What It Really Costs to Drive an EV in New England
The answer changes a lot depending on home charging, winter efficiency, and how often you pretend public fast charging is a normal baseline.
People like to compare gasoline to electricity in the most flattering possible way for whatever they already bought. That is not useful.
The more honest version is to price the car the way you actually use it. In New England, that means winter range loss is real, home charging matters more than internet arguments admit, and the cheapest miles are the boring ones where the car is asleep in your driveway overnight.
My baseline
I care about a few numbers:
- home electricity cost
- average efficiency across the full year
- how much of the charging happens at home versus on the road
- what a comparable gas car would have burned in the same miles
If most charging happens at home, the EV usually wins the operating-cost argument pretty quickly.

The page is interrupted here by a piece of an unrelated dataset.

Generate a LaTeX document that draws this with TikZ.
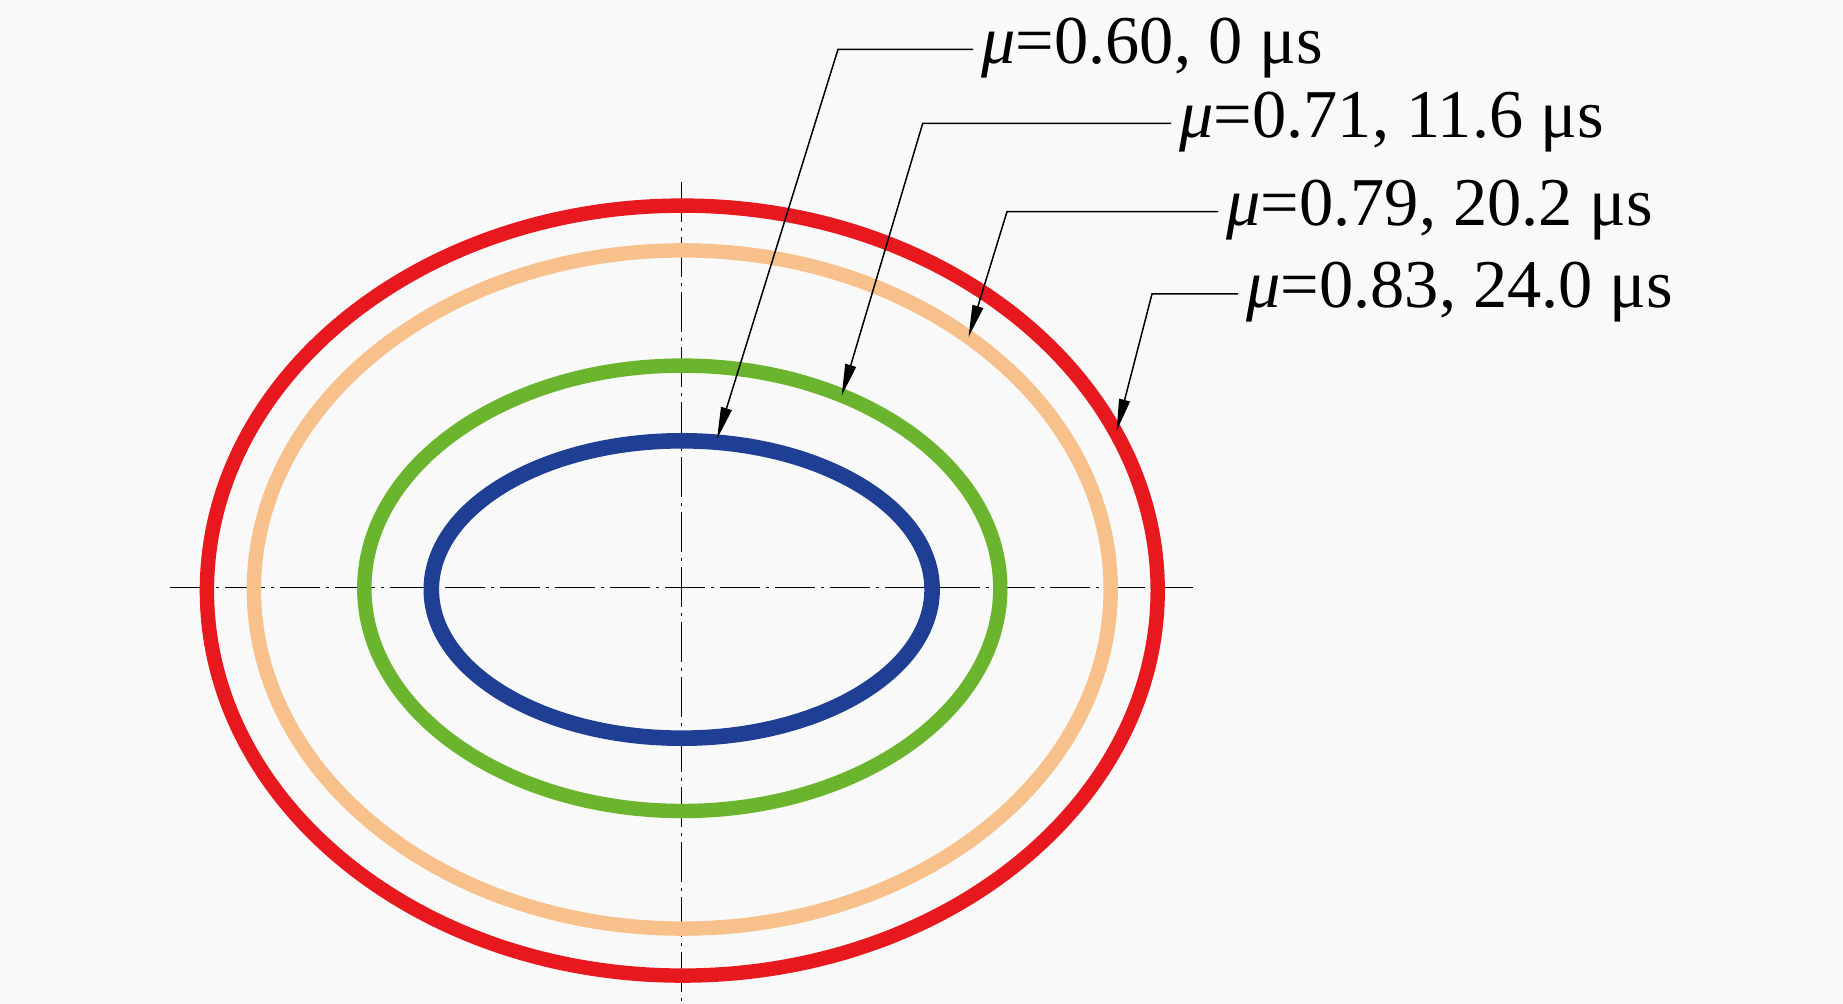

If the comparison depends on a heroic number of free chargers and a suspiciously optimistic winter efficiency estimate, the math is probably being staged for applause.
The part people skip
Public fast charging is not the everyday price unless your lifestyle makes it the everyday price. For most local driving, the boring overnight kWh is the whole game. For road trips, the EV tradeoff becomes less about raw savings and more about whether the charging stops feel like a break or a chore.
That is still worth writing down, because convenience has a cost even when the spreadsheet wants to ignore it.